All of the data that follows should be retyped exactly, please, except the pictures.
+ + + + +
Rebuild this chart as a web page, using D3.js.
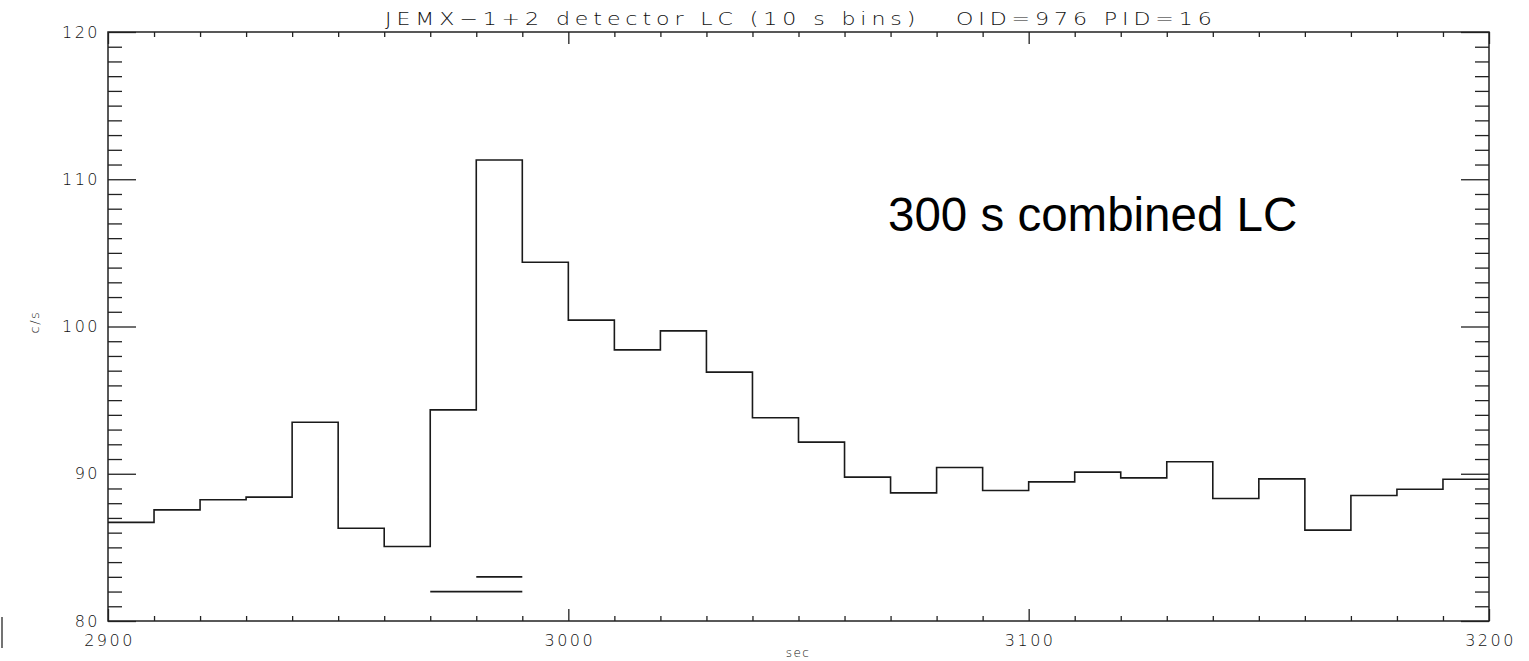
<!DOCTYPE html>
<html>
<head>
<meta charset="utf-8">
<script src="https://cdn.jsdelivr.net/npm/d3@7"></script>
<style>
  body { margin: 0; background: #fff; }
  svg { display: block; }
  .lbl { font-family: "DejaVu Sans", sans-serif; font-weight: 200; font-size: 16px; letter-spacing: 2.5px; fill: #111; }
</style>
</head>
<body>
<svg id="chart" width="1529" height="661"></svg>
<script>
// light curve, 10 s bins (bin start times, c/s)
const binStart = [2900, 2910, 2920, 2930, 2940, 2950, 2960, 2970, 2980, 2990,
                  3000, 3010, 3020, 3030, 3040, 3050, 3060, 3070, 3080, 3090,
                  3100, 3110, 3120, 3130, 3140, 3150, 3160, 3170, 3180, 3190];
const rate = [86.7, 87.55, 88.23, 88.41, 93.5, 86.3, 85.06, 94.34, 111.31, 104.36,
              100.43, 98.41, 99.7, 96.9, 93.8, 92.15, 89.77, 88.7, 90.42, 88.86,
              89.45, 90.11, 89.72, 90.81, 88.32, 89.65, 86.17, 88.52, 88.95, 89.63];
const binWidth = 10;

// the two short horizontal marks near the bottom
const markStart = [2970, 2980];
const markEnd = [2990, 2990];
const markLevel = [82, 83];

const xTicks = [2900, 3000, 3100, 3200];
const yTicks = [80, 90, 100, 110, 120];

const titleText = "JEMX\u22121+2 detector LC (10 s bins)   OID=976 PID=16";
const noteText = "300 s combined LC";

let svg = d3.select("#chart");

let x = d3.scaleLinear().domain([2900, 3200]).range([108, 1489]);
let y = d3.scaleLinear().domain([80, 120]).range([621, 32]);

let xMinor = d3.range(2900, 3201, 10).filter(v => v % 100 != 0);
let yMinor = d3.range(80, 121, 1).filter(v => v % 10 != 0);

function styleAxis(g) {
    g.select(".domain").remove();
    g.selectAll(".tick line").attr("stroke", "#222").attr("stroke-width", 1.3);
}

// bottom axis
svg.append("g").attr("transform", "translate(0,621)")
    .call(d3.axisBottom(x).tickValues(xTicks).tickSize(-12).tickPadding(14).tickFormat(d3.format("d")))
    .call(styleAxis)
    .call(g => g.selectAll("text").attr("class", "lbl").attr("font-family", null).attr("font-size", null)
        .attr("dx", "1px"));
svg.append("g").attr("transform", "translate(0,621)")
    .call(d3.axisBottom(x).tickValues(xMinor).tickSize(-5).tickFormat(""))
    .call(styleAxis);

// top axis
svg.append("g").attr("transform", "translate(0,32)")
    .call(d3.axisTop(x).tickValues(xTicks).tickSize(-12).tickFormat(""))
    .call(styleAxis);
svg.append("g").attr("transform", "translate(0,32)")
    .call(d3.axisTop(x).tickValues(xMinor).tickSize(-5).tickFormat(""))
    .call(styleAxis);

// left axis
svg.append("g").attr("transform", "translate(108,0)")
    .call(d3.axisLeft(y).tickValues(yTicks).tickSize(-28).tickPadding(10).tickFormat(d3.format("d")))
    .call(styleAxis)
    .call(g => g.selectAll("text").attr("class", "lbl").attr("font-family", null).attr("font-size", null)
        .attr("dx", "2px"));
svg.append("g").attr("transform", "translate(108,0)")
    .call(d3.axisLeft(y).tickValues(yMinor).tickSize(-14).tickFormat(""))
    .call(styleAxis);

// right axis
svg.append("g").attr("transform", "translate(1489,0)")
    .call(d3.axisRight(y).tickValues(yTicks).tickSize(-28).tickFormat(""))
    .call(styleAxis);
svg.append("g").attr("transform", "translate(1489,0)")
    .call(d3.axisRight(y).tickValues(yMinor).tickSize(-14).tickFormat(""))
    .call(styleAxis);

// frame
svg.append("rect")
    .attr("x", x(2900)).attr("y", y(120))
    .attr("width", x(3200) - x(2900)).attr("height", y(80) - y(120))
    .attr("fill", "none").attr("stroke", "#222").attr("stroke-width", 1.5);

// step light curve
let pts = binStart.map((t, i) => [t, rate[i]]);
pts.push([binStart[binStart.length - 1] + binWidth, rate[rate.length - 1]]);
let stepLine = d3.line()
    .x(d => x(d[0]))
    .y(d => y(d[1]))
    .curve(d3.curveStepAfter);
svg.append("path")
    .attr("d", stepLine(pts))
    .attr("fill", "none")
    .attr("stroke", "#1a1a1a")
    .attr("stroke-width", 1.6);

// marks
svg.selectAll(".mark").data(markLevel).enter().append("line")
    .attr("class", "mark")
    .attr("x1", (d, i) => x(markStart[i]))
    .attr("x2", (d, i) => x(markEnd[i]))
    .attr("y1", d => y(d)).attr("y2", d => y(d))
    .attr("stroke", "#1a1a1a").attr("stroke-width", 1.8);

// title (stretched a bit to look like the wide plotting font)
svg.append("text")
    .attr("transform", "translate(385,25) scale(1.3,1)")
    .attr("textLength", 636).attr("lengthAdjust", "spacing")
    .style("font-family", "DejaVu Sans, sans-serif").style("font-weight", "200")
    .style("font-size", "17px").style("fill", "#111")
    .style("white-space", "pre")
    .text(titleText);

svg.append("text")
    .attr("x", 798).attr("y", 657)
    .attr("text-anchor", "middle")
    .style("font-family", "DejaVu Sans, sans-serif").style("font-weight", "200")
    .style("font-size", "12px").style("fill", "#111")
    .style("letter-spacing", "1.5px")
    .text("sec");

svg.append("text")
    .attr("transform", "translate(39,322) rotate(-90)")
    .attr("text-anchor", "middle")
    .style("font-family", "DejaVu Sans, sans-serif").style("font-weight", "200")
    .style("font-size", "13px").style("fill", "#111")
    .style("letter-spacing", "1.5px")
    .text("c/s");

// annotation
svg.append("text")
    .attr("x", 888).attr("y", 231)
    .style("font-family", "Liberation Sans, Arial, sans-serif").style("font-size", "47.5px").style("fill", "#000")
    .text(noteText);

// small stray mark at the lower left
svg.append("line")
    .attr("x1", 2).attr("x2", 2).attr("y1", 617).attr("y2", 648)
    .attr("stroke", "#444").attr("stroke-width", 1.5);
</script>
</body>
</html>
+ + + + +
** Solution for this task **
Rebuild this chart as a web page, using D3.js.
<!DOCTYPE html>
<html>
<head>
<meta charset="utf-8">
<script src="https://cdn.jsdelivr.net/npm/d3@7"></script>
<style>
  body { margin: 0; background: #fff; }
  svg { display: block; }
  .lbl { font-family: "DejaVu Sans", sans-serif; font-weight: 200; font-size: 16px; letter-spacing: 2.5px; fill: #111; }
</style>
</head>
<body>
<svg id="chart" width="1529" height="661"></svg>
<script>
// light curve, 10 s bins (bin start times, c/s)
const binStart = [2900, 2910, 2920, 2930, 2940, 2950, 2960, 2970, 2980, 2990,
                  3000, 3010, 3020, 3030, 3040, 3050, 3060, 3070, 3080, 3090,
                  3100, 3110, 3120, 3130, 3140, 3150, 3160, 3170, 3180, 3190];
const rate = [86.7, 87.55, 88.23, 88.41, 93.5, 86.3, 85.06, 94.34, 111.31, 104.36,
              100.43, 98.41, 99.7, 96.9, 93.8, 92.15, 89.77, 88.7, 90.42, 88.86,
              89.45, 90.11, 89.72, 90.81, 88.32, 89.65, 86.17, 88.52, 88.95, 89.63];
const binWidth = 10;

// the two short horizontal marks near the bottom
const markStart = [2970, 2980];
const markEnd = [2990, 2990];
const markLevel = [82, 83];

const xTicks = [2900, 3000, 3100, 3200];
const yTicks = [80, 90, 100, 110, 120];

const titleText = "JEMX\u22121+2 detector LC (10 s bins)   OID=976 PID=16";
const noteText = "300 s combined LC";

let svg = d3.select("#chart");

let x = d3.scaleLinear().domain([2900, 3200]).range([108, 1489]);
let y = d3.scaleLinear().domain([80, 120]).range([621, 32]);

let xMinor = d3.range(2900, 3201, 10).filter(v => v % 100 != 0);
let yMinor = d3.range(80, 121, 1).filter(v => v % 10 != 0);

function styleAxis(g) {
    g.select(".domain").remove();
    g.selectAll(".tick line").attr("stroke", "#222").attr("stroke-width", 1.3);
}

// bottom axis
svg.append("g").attr("transform", "translate(0,621)")
    .call(d3.axisBottom(x).tickValues(xTicks).tickSize(-12).tickPadding(14).tickFormat(d3.format("d")))
    .call(styleAxis)
    .call(g => g.selectAll("text").attr("class", "lbl").attr("font-family", null).attr("font-size", null)
        .attr("dx", "1px"));
svg.append("g").attr("transform", "translate(0,621)")
    .call(d3.axisBottom(x).tickValues(xMinor).tickSize(-5).tickFormat(""))
    .call(styleAxis);

// top axis
svg.append("g").attr("transform", "translate(0,32)")
    .call(d3.axisTop(x).tickValues(xTicks).tickSize(-12).tickFormat(""))
    .call(styleAxis);
svg.append("g").attr("transform", "translate(0,32)")
    .call(d3.axisTop(x).tickValues(xMinor).tickSize(-5).tickFormat(""))
    .call(styleAxis);

// left axis
svg.append("g").attr("transform", "translate(108,0)")
    .call(d3.axisLeft(y).tickValues(yTicks).tickSize(-28).tickPadding(10).tickFormat(d3.format("d")))
    .call(styleAxis)
    .call(g => g.selectAll("text").attr("class", "lbl").attr("font-family", null).attr("font-size", null)
        .attr("dx", "2px"));
svg.append("g").attr("transform", "translate(108,0)")
    .call(d3.axisLeft(y).tickValues(yMinor).tickSize(-14).tickFormat(""))
    .call(styleAxis);

// right axis
svg.append("g").attr("transform", "translate(1489,0)")
    .call(d3.axisRight(y).tickValues(yTicks).tickSize(-28).tickFormat(""))
    .call(styleAxis);
svg.append("g").attr("transform", "translate(1489,0)")
    .call(d3.axisRight(y).tickValues(yMinor).tickSize(-14).tickFormat(""))
    .call(styleAxis);

// frame
svg.append("rect")
    .attr("x", x(2900)).attr("y", y(120))
    .attr("width", x(3200) - x(2900)).attr("height", y(80) - y(120))
    .attr("fill", "none").attr("stroke", "#222").attr("stroke-width", 1.5);

// step light curve
let pts = binStart.map((t, i) => [t, rate[i]]);
pts.push([binStart[binStart.length - 1] + binWidth, rate[rate.length - 1]]);
let stepLine = d3.line()
    .x(d => x(d[0]))
    .y(d => y(d[1]))
    .curve(d3.curveStepAfter);
svg.append("path")
    .attr("d", stepLine(pts))
    .attr("fill", "none")
    .attr("stroke", "#1a1a1a")
    .attr("stroke-width", 1.6);

// marks
svg.selectAll(".mark").data(markLevel).enter().append("line")
    .attr("class", "mark")
    .attr("x1", (d, i) => x(markStart[i]))
    .attr("x2", (d, i) => x(markEnd[i]))
    .attr("y1", d => y(d)).attr("y2", d => y(d))
    .attr("stroke", "#1a1a1a").attr("stroke-width", 1.8);

// title (stretched a bit to look like the wide plotting font)
svg.append("text")
    .attr("transform", "translate(385,25) scale(1.3,1)")
    .attr("textLength", 636).attr("lengthAdjust", "spacing")
    .style("font-family", "DejaVu Sans, sans-serif").style("font-weight", "200")
    .style("font-size", "17px").style("fill", "#111")
    .style("white-space", "pre")
    .text(titleText);

svg.append("text")
    .attr("x", 798).attr("y", 657)
    .attr("text-anchor", "middle")
    .style("font-family", "DejaVu Sans, sans-serif").style("font-weight", "200")
    .style("font-size", "12px").style("fill", "#111")
    .style("letter-spacing", "1.5px")
    .text("sec");

svg.append("text")
    .attr("transform", "translate(39,322) rotate(-90)")
    .attr("text-anchor", "middle")
    .style("font-family", "DejaVu Sans, sans-serif").style("font-weight", "200")
    .style("font-size", "13px").style("fill", "#111")
    .style("letter-spacing", "1.5px")
    .text("c/s");

// annotation
svg.append("text")
    .attr("x", 888).attr("y", 231)
    .style("font-family", "Liberation Sans, Arial, sans-serif").style("font-size", "47.5px").style("fill", "#000")
    .text(noteText);

// small stray mark at the lower left
svg.append("line")
    .attr("x1", 2).attr("x2", 2).attr("y1", 617).attr("y2", 648)
    .attr("stroke", "#444").attr("stroke-width", 1.5);
</script>
</body>
</html>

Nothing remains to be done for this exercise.